И нашёл в интернете, у Андрея Балдина, в его статье про смерть Льва Толстого «Что за Львом?» (журнал «Октябрь», № 11, 2005) мысль, показавшуюся мне верной, хоть и несколько банальной, обобщение средневековой истории окраин Руси:
«О слове Тула. Большинство исследователей производят его от слова тул: помещение для стрел внутри колчана, пустота, “влагалище” (В. Левшин, тульский летописец XVIII века). Тула, согласно этой версии, была местом потаенным, дающим укрытие для беглеца всякого рода. От Москвы, от Орды, от степи, от большого соседа малый человек прятался в Туле. В средние века Тула была помещена между княжествами Чернигова и Рязани, служила пограничной пустотой, ее почти ничье помещение и осваивали беглецы».
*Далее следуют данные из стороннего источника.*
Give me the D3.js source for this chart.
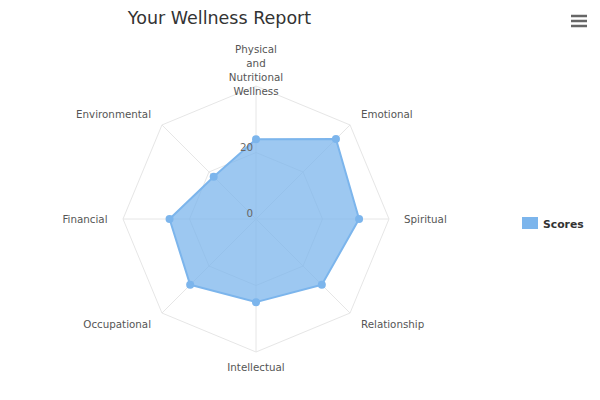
<!DOCTYPE html>
<html><head><meta charset="utf-8">
<script src="https://cdn.jsdelivr.net/npm/d3@7"></script>
<style>body{margin:0;background:#fff}svg{display:block}</style>
</head><body>
<svg id="chart" width="600" height="400"></svg>
<script>
const categories = ["Physical and Nutritional Wellness","Emotional","Spiritual","Relationship","Intellectual","Occupational","Financial","Environmental"];
const scores = [24, 34, 31, 28, 25, 28, 26, 18];
const radialTicks = [0, 20, 40];
const tickLabels = ["0", "20"];
const seriesName = "Scores";
const title = "Your Wellness Report";

const W = 600, H = 400, cx = 256, cy = 219, R = 133;
const FONT = "'DejaVu Sans', sans-serif";
const svg = d3.select("#chart");
svg.append("rect").attr("width", W).attr("height", H).attr("fill", "#fff");

const r = d3.scaleLinear().domain([0, 40]).range([0, R]);
const ang = d3.scaleLinear().domain([0, categories.length]).range([0, 2 * Math.PI]);
const pt = (i, v) => [cx + r(v) * Math.sin(ang(i)), cy - r(v) * Math.cos(ang(i))];

const g = svg.append("g");
// radial lines
categories.forEach((c, i) => {
  const [x, y] = pt(i, 40);
  g.append("line").attr("x1", cx).attr("y1", cy).attr("x2", x).attr("y2", y)
    .attr("stroke", "#e6e6e6").attr("stroke-width", 1);
});
// polygon grid rings
radialTicks.filter(t => t > 0).forEach(t => {
  const pts = categories.map((c, i) => pt(i, t));
  g.append("path").attr("d", d3.line()(pts) + "Z")
    .attr("fill", "none").attr("stroke", "#e6e6e6").attr("stroke-width", 1);
});

// series
const sp = categories.map((c, i) => pt(i, scores[i]));
g.append("path").attr("d", d3.line()(sp) + "Z")
  .attr("fill", "#7cb5ec").attr("fill-opacity", 0.75)
  .attr("stroke", "#7cb5ec").attr("stroke-width", 2).attr("stroke-linejoin", "round");
g.selectAll("circle.m").data(scores).enter().append("circle")
  .attr("cx", (d, i) => pt(i, d)[0]).attr("cy", (d, i) => pt(i, d)[1])
  .attr("r", 4).attr("fill", "#7cb5ec");

// y labels
tickLabels.forEach((t, k) => {
  const v = radialTicks[k];
  g.append("text").attr("x", cx - 3).attr("y", cy - r(v) - 2)
    .attr("text-anchor", "end").attr("font-family", FONT).attr("font-size", "10.3px")
    .attr("fill", "#666").text(t);
});

// category labels
const labelPos = [
  {x: 256, y: 53, anchor: "middle", lines: ["Physical", "and", "Nutritional", "Wellness"]},
  {x: 361, y: 118, anchor: "start"},
  {x: 404, y: 223, anchor: "start"},
  {x: 361, y: 328, anchor: "start"},
  {x: 256, y: 371, anchor: "middle"},
  {x: 151, y: 328, anchor: "end"},
  {x: 107.5, y: 223, anchor: "end"},
  {x: 151, y: 118, anchor: "end"}
];
categories.forEach((c, i) => {
  const p = labelPos[i];
  const t = g.append("text").attr("x", p.x).attr("y", p.y).attr("text-anchor", p.anchor)
    .attr("font-family", FONT).attr("font-size", "10.3px").attr("fill", "#555");
  if (p.lines) {
    p.lines.forEach((l, j) => t.append("tspan").attr("x", p.x).attr("dy", j === 0 ? 0 : 14).text(l));
  } else t.text(c);
});

// title
svg.append("text").attr("x", 219.5).attr("y", 24).attr("text-anchor", "middle")
  .attr("font-family", FONT).attr("font-size", "17.5px").attr("fill", "#333").text(title);

// legend
svg.append("rect").attr("x", 522).attr("y", 217).attr("width", 16).attr("height", 12)
  .attr("fill", "#7cb5ec");
svg.append("text").attr("x", 543).attr("y", 228).attr("font-family", FONT)
  .attr("font-size", "10.8px").attr("font-weight", "bold").attr("fill", "#333").text(seriesName);

// menu icon
[16, 21, 26].forEach(y => {
  svg.append("line").attr("x1", 571).attr("x2", 587).attr("y1", y).attr("y2", y)
    .attr("stroke", "#666").attr("stroke-width", 2.5);
});
</script>
</body></html>
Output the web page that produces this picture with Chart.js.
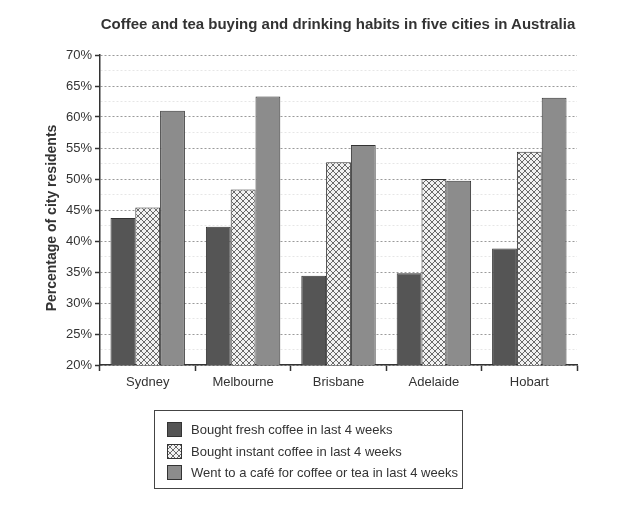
<!DOCTYPE html>
<html>
<head>
<meta charset="utf-8">
<script src="https://cdn.jsdelivr.net/npm/chart.js@4"></script>
<style>
  body { margin: 0; background: #fff; }
  #wrap { position: relative; width: 640px; height: 512px; font-family: "Liberation Sans", Arial, sans-serif; color: #333; }
  #title { position: absolute; left: 38px; width: 600px; top: 15px; text-align: center; font-weight: bold; font-size: 15px; }
  #ytitle { position: absolute; left: 51px; top: 218px; width: 240px; margin-left: -120px; margin-top: -9px; height: 18px; line-height: 18px;
            text-align: center; font-weight: bold; font-size: 14px; transform: rotate(-90deg); white-space: nowrap; }
  #legend { position: absolute; left: 154px; top: 410px; width: 309px; height: 79px; box-sizing: border-box;
            border: 1px solid #444; padding-top: 8px; font-size: 13px; }
  .item { height: 21.5px; display: flex; align-items: center; padding-left: 12px; }
  .item canvas { width: 15px; height: 15px; margin-right: 9px; }
</style>
</head>
<body>
<div id="wrap">
  <canvas id="chart" width="640" height="512"></canvas>
  <div id="title">Coffee and tea buying and drinking habits in five cities in Australia</div>
  <div id="ytitle">Percentage of city residents</div>
  <div id="legend"></div>
</div>
<script>
// data
const cities = ['Sydney', 'Melbourne', 'Brisbane', 'Adelaide', 'Hobart'];
const seriesNames = [
  'Bought fresh coffee in last 4 weeks',
  'Bought instant coffee in last 4 weeks',
  'Went to a café for coffee or tea in last 4 weeks'
];
const freshCoffee = [43.7, 42.3, 34.4, 34.8, 38.8];
const instantCoffee = [45.4, 48.3, 52.7, 50.0, 54.4];
const cafe = [61.0, 63.3, 55.5, 49.7, 63.1];
const yMin = 20, yMax = 70, yStep = 5;

// cross hatch fill for the instant coffee bars
function makeHatch() {
  const c = document.createElement('canvas');
  c.width = 6; c.height = 6;
  const g = c.getContext('2d');
  g.fillStyle = '#f2f2f2';
  g.fillRect(0, 0, 6, 6);
  g.strokeStyle = '#6a6a6a';
  g.lineWidth = 1;
  g.beginPath();
  g.moveTo(0, 0); g.lineTo(6, 6);
  g.moveTo(6, 0); g.lineTo(0, 6);
  g.stroke();
  return c;
}
const hatchTile = makeHatch();
const hatch = document.getElementById('chart').getContext('2d').createPattern(hatchTile, 'repeat');

const fills = ['#555555', hatch, '#8c8c8c'];
const values = [freshCoffee, instantCoffee, cafe];

Chart.defaults.font.family = '"Liberation Sans", Arial, sans-serif';
Chart.defaults.color = '#333';

const chart = new Chart(document.getElementById('chart'), {
  type: 'bar',
  data: {
    labels: cities,
    datasets: seriesNames.map((name, i) => ({
      label: name,
      data: values[i],
      backgroundColor: fills[i],
      borderColor: '#333',
      borderWidth: 1,
      categoryPercentage: 0.78,
      barPercentage: 1
    }))
  },
  options: {
    responsive: false,
    animation: false,
    layout: { padding: { left: 36, right: 63, top: 55, bottom: 117 } },
    plugins: { legend: { display: false }, tooltip: { enabled: false } },
    scales: {
      x: {
        grid: { drawOnChartArea: false, drawTicks: true, tickLength: 6, tickColor: '#333', tickWidth: 1.5, offset: true },
        border: { color: '#333', width: 1.5 },
        ticks: { font: { size: 13 }, padding: 4, color: '#333' },
        afterFit: s => { s.height = 30; }
      },
      y: {
        min: yMin,
        max: yMax,
        ticks: {
          stepSize: yStep / 2,
          autoSkip: false,
          font: { size: 13 },
          padding: 3,
          color: '#333',
          callback: v => (v % yStep === 0 ? v + '%' : '')
        },
        grid: {
          color: c => (c.tick && c.tick.value % yStep === 0 ? '#9a9a9a' : '#e6e6e6'),
          tickColor: c => (c.tick && c.tick.value % yStep === 0 ? '#333' : 'rgba(0,0,0,0)'),
          tickLength: 5,
          tickWidth: 1.5,
          tickBorderDash: []
        },
        border: { color: '#333', width: 1.5, dash: [2, 2] },
        afterFit: s => { s.width = 64; }
      }
    }
  }
});

// legend built from the same datasets
const legend = document.getElementById('legend');
seriesNames.forEach((name, i) => {
  const row = document.createElement('div');
  row.className = 'item';
  const sw = document.createElement('canvas');
  sw.width = 15; sw.height = 15;
  const g = sw.getContext('2d');
  g.fillStyle = i === 1 ? g.createPattern(hatchTile, 'repeat') : fills[i];
  g.fillRect(0, 0, 15, 15);
  g.strokeStyle = '#333';
  g.strokeRect(0.5, 0.5, 14, 14);
  const span = document.createElement('span');
  span.textContent = name;
  row.appendChild(sw);
  row.appendChild(span);
  legend.appendChild(row);
});
</script>
</body>
</html>
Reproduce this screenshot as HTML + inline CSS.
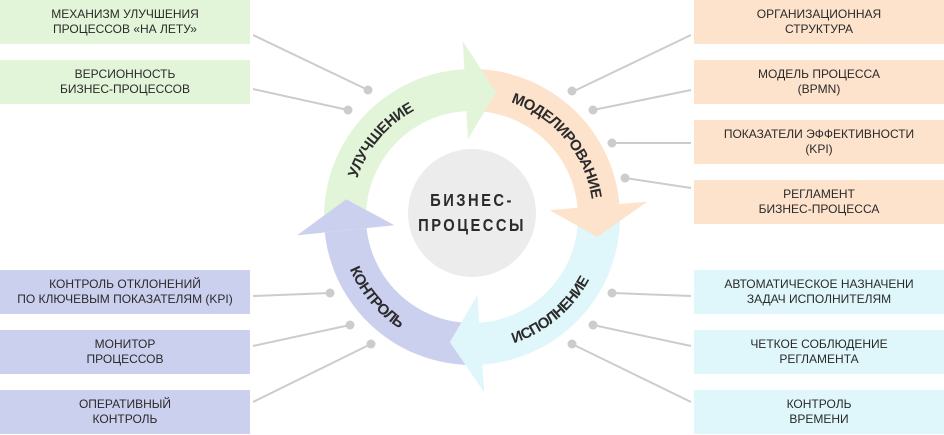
<!DOCTYPE html>
<html><head><meta charset="utf-8"><style>
html,body{margin:0;padding:0;background:#fff;width:944px;height:435px;overflow:hidden}
.b{position:absolute;width:250px;height:44px;display:flex;align-items:center;justify-content:center;text-align:center;font:12px/15px "Liberation Sans",sans-serif;color:#2a2a2a}
.g{background:#e3f5d8}.p{background:#fde2cc}.c{background:#dff7fb}.v{background:#ccd0ef}
svg{position:absolute;left:0;top:0}
</style></head><body>
<svg id="s" width="944" height="435" xmlns="http://www.w3.org/2000/svg">
<g stroke="#cccccc" stroke-width="2" fill="#cccccc">
<line x1="253" y1="35" x2="368" y2="90"/><circle cx="368" cy="90" r="4.5" stroke="none"/>
<line x1="253" y1="89" x2="348" y2="110"/><circle cx="348" cy="110" r="4.5" stroke="none"/>
<line x1="691" y1="35" x2="572" y2="92"/><circle cx="572" cy="91" r="4.5" stroke="none"/>
<line x1="691" y1="90" x2="593" y2="110"/><circle cx="593" cy="110" r="4.5" stroke="none"/>
<line x1="691" y1="143" x2="612" y2="143"/><circle cx="612" cy="143" r="4.5" stroke="none"/>
<line x1="691" y1="188" x2="625" y2="178"/><circle cx="625" cy="178" r="4.5" stroke="none"/>
<line x1="253" y1="296" x2="330" y2="293"/><circle cx="330" cy="293" r="4.5" stroke="none"/>
<line x1="253" y1="346" x2="350" y2="325"/><circle cx="350" cy="325" r="4.5" stroke="none"/>
<line x1="253" y1="402" x2="371" y2="344"/><circle cx="371" cy="344" r="4.5" stroke="none"/>
<line x1="691" y1="296" x2="612" y2="293"/><circle cx="612" cy="293" r="4.5" stroke="none"/>
<line x1="691" y1="346" x2="593" y2="325"/><circle cx="593" cy="325" r="4.5" stroke="none"/>
<line x1="691" y1="402" x2="572" y2="344"/><circle cx="572" cy="344" r="4.5" stroke="none"/>
</g>
<circle cx="472" cy="213" r="64" fill="#ececec"/>
<g id="ring"></g>
<g font-family="'Liberation Sans',sans-serif" font-weight="bold" fill="#2b2b2b" text-anchor="middle" transform="translate(472,0) scale(0.82,1) translate(-472,0)">
<text x="472" y="206" font-size="18" letter-spacing="3">БИЗНЕС-</text>
<text x="472" y="231" font-size="18" letter-spacing="3">ПРОЦЕССЫ</text>
</g>
<g id="lab" font-family="'Liberation Sans',sans-serif" font-weight="bold" font-size="15" letter-spacing="-0.6" fill="#2b2b2b" text-anchor="middle"></g>
</svg>
<div class="b g" style="left:0;top:0">МЕХАНИЗМ УЛУЧШЕНИЯ<br>ПРОЦЕССОВ «НА ЛЕТУ»</div>
<div class="b g" style="left:0;top:60px">ВЕРСИОННОСТЬ<br>БИЗНЕС-ПРОЦЕССОВ</div>
<div class="b v" style="left:0;top:270px">КОНТРОЛЬ ОТКЛОНЕНИЙ<br>ПО КЛЮЧЕВЫМ ПОКАЗАТЕЛЯМ (KPI)</div>
<div class="b v" style="left:0;top:330px">МОНИТОР<br>ПРОЦЕССОВ</div>
<div class="b v" style="left:0;top:390px">ОПЕРАТИВНЫЙ<br>КОНТРОЛЬ</div>
<div class="b p" style="left:694px;top:0">ОРГАНИЗАЦИОННАЯ<br>СТРУКТУРА</div>
<div class="b p" style="left:694px;top:60px">МОДЕЛЬ ПРОЦЕССА<br>(BPMN)</div>
<div class="b p" style="left:694px;top:120px">ПОКАЗАТЕЛИ ЭФФЕКТИВНОСТИ<br>(KPI)</div>
<div class="b p" style="left:694px;top:180px">РЕГЛАМЕНТ<br>БИЗНЕС-ПРОЦЕССА</div>
<div class="b c" style="left:694px;top:270px">АВТОМАТИЧЕСКОЕ НАЗНАЧЕНИ<br>ЗАДАЧ ИСПОЛНИТЕЛЯМ</div>
<div class="b c" style="left:694px;top:330px">ЧЕТКОЕ СОБЛЮДЕНИЕ<br>РЕГЛАМЕНТА</div>
<div class="b c" style="left:694px;top:390px">КОНТРОЛЬ<br>ВРЕМЕНИ</div>
<script>
var cx=472,cy=217,R1=148,R0=106;
function pt(a,r){var t=a*Math.PI/180;return (cx+r*Math.sin(t)).toFixed(1)+","+(cy-r*Math.cos(t)).toFixed(1);}
function body(a1,a2){var l=(a2-a1)>180?1:0;return "M"+pt(a1,R1)+" A"+R1+","+R1+" 0 "+l+" 1 "+pt(a2,R1)+" L"+pt(a2,R0)+" A"+R0+","+R0+" 0 "+l+" 0 "+pt(a1,R0)+"Z";}
function head(a,t){return "M"+pt(a,176)+" L"+pt(t,127)+" L"+pt(a,78)+"Z";}
var segs=[["#e3f5d8",270,357,357,11],["#fde2cc",0,85,85,99],["#dff7fb",90,176,176,190],["#ccd0ef",180,264,264,278]];
var g=document.getElementById("ring"),h="";
segs.forEach(function(s){h+='<path fill="'+s[0]+'" d="'+body(s[1],s[2])+'"/>';});
segs.forEach(function(s){h+='<path fill="'+s[0]+'" d="'+head(s[3],s[4])+'"/>';});
g.innerHTML=h;
function arc(id,a1,a2,r,cw){var l=Math.abs(a2-a1)>180?1:0;return '<path id="'+id+'" fill="none" d="M'+pt(a1,r)+' A'+r+','+r+' 0 '+l+' '+(cw?1:0)+' '+pt(a2,r)+'"/>';}
var L=document.getElementById("lab"),s="";
s+=arc("a1",230,390,121,1)+arc("a2",-30,130,121,1)+arc("a3",230,50,133,0)+arc("a4",320,140,133,0);
function tp(id,txt){return '<text><textPath href="#'+id+'" startOffset="50%">'+txt+'</textPath></text>';}
s+=tp("a1","УЛУЧШЕНИЕ")+tp("a2","МОДЕЛИРОВАНИЕ")+tp("a3","ИСПОЛНЕНИЕ")+tp("a4","КОНТРОЛЬ");
L.innerHTML=s;
</script>
</body></html>
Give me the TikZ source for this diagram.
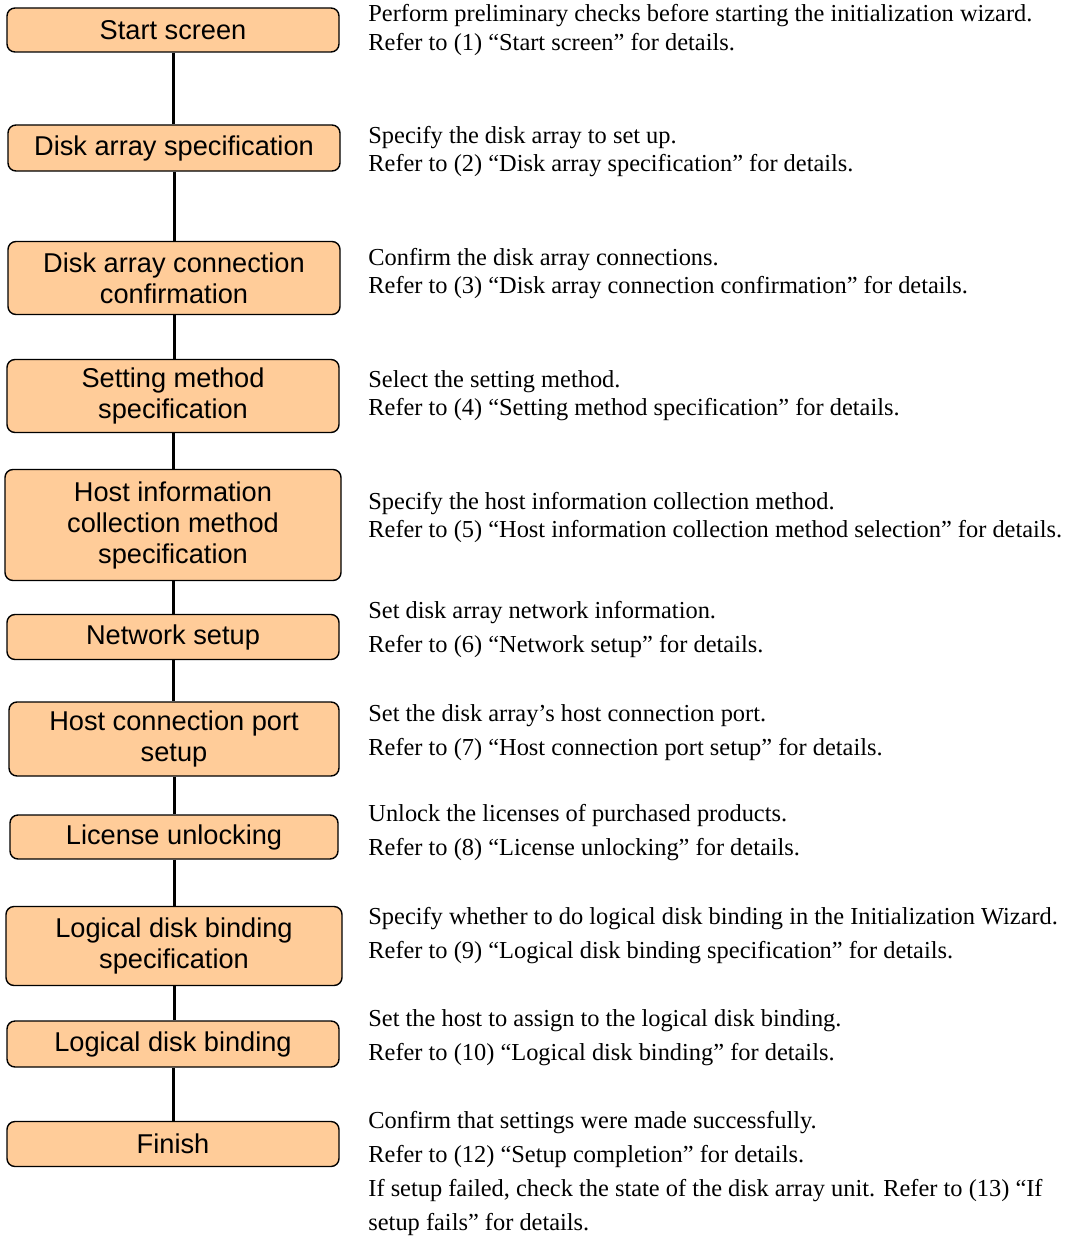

Можно примерно то же сказать и про Восточную Украину, которую всю занимало Дикое поле, простиравшееся как раз до Тулы. Мне всегда нравилась эта местность, её история и география.
Ведь Дикое поле - одно из самых романтичных мест в русской истории. Ничейная земля между Московией на севере, Литвой и Польшей на Западе, Крымским ханством на юге, и татарскими осколками Золотой Орды, казанскими, ногайскими и астраханскими, на востоке. Идеальное убежище для всех беглецов, разбойников, и свободолюбивых людей. Колыбель казаков, как раз с Доном в центре.
Очень красиво описал его Сенкевич в одном из лучших своих романов, «Огнём и мечом», по которому несколько лет назад сняли добротный исторический боевик. Я читал его как раз ровно четыре года назад, по вечерам, на работе, когда ещё был журналистом, корреспондентом журнала «Мир игр». Мой шеф уходила, я оставался один в кабинете, домой идти не хотелось, работать тоже, так что я ужинал бутербродами с паштетом, или колбасой, и читал в интернете книжки, вроде таких:
«… все на Руси, ожидая небывалых событий, обращались тревожной мыслью и взором к Дикому Полю, так как беда могла прийти скорее всего оттуда.
На Поле же ничего примечательного не происходило. Никаких особых побоищ или стычек, кроме привычных и всегдашних, не случалось, а об этих ведали разве что орлы, вороны, ястребы и полевой зверь.
Уж таким оно, это Поле, было. Последние признаки оседлой жизни к югу по Днепру обрывались вскоре за Чигирином, а по Днестру - сразу за Уманью; далее же - до самых до лиманов и до моря - только степь, как бы двумя реками окаймленная. В днепровской излучине, на Низовье, кипела еще за порогами казацкая жизнь, но в самом Поле никто не жил, разве что по берегам, точно острова среди моря, кое-где попадались "паланки". Земля, хоть и пустовавшая, принадлежала de nomine* Речи Посполитой, и Речь Посполитая позволяла на ней татарам пасти скот, но коль скоро этому противились казаки, пастбища то и дело превращались в поле брани.
Сколько в тех краях битв отгремело, сколько народу полегло - ни счесть, ни упомнить. Орлы, ястребы и вороны - одни про то и знали, а кто в отдалении слышал плескание крыл и карканье, кто замечал птичьи водовороты, над одним кружащиеся местом, тот знал, что либо трупы, либо кости непогребенные тут лежат... На людей в травах охотились, словно на волков или сайгаков. Охотился кто хотел. Преступник в дикой степи спасался от закона, вооруженный пастырь стерег стада, рыцарь искал приключений, лихой человек - добычи. Казак - татарина, татарин - казака. Бывало, что и целые дружины стерегли скот от бесчисленных охотников до чужого. Степь, хоть и пустовавшая, вместе с тем была не пустая; тихая, но зловещая; безмятежная, но полная опасностей; дикая Диким Полем, но еще и дикостью душ.
Порою прокатывалась по ней большая война. Тогда волнам подобно плыли татарские чамбулы, казацкие полки, польские или валашские хоругви; по ночам ржание коней вторило волчьему вою, голоса барабанов и медных труб долетали до самого Овидова озера, а то и до моря, а на Черном Шляхе, на Кучманском - тут, можно сказать, просто половодье людское.Рубеж Речи Посполитой стерегли от Каменца и до самого до Днепра заставы и "паланки", так что, если дороги грозились наводниться пришельцами, об этом узнавали по бессчетным птичьим стаям, всполошенным чамбулами и устремлявшимся на север. Но татарин - выступи он из Черного Леса или перейди Днестр с валашской стороны - появлялся все-таки в южных воеводствах вместе с птицами».